Первого мая 1926 года "Шинель" (снятая и смонтированная в шесть недель) вышла на экран. Это была единственная советская картина в репертуаре декады.
"Радостная травля ленинградской критики на этот раз превысила все, что может представить себе средний читатель, - писал Тынянов, вспоминая выход фильма.
– Один критик назвал меня безграмотным наглецом, а фэксов, если не ошибаюсь, предлагал вычистить железной метлой. Это был, кажется, студент вуза, в котором я преподавал. Теперь он хвалит. Другой рассуждал так: классики - народное достояние; сценарист и режиссеры исказили классика: прокуратуpa должна их привлечь за расхищение народного достояния. Где этот критик сейчас, я не знаю, но боюсь, что он жив и работает".
Наша дружба не окончилась на "Шинели". Тынянов и Ю. Г. Оксман задумали сценарий о восстании Черниговского полка. Они настояли, чтобы постановку "СВД" поручили нам.
"Когда мы с Ю. Г. Оксманом писали сценарий этой вещи, мы хотели в противовес мундирам, безвкусице и параду, данным в "Декабристах" 1, осветить крайнюю левую декабристского движения, - вспоминал Юрий Николаевич.
– Фэксам в этом сценарии понравилась романтика двадцатых годов, и им удалась не хроникальная и не историческая сторона дела, а нечто иное: кинематографический пафос. Картина восстания, где использованы и обыграны все ситуации бережно и расчетливо, - лучшее, что сделали факсы".
1 Фильм поставлен в 1926 году, режиссер А. Ивановский.

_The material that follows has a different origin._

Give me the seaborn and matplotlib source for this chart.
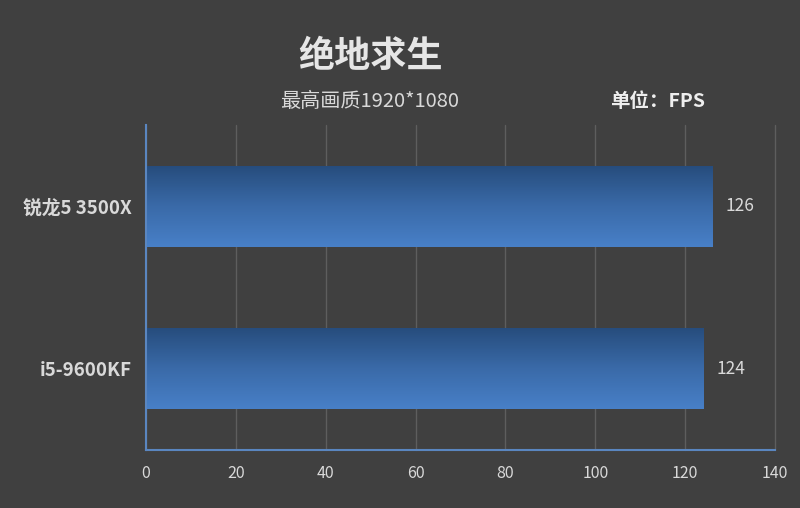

Многое в фильме нам совсем не удалось. Однако благодаря авторам перед нами оказались новые задачи, материал, с которым нам еще не приходилось иметь дела. Приходила пора, и каждый из режиссеров первого периода советской кинематографии задумывался над историей революции. Само время как бы заставляло сдать экзамен: чтобы стать художником, нужно было по-своему рассказать о революции, показать ее образ. Наступал день, и каждый из нас с разной мерой таланта и успеха - снимал, как развевалось красное знамя, люди шли в бой за свободу.
В "Союзе великого дела" ("СВД") нам предстояло показать один из эпизодов декабристского движения. Героичность и одновременно обреченность мятежа, подготовленного людьми, далекими от народа; пламя, на мгновение вспыхнувшее во мраке. Все это хотелось выразить романтическим строем. Образ Тютчева - кровь, пролитая среди вечного полюса, - пожалуй, был наиболее близок пластике, к которой мы тогда стремились.
Едва дымясь, она сверкнула На вековой громаде льдов, Зима железная дохнула - И не осталось и следов.
В самой природе - лютых морозах, кромешной тьме бесконечных ночей, в снеге, льде, метели - мы искали материал для своеобразной трагической пластики. Мы снимали полк до восстания: ровный четырехугольник заснеженного плаца, передвижение геометрических фигур, выровненные по линейке носки сапог, кивера, механический шаг и взмах рук, единообразные лица - усы, бакенбарды, подстриженные на один манер. Монтаж - из кадра в кадр выстраивал мертвое, лишенное всего человеческого движение, ход военного механизма. Чередовались темные кадры - каре рот - и светлые - одинокие фигуры командиров (тоже на общих планах) на утоптанном снегу.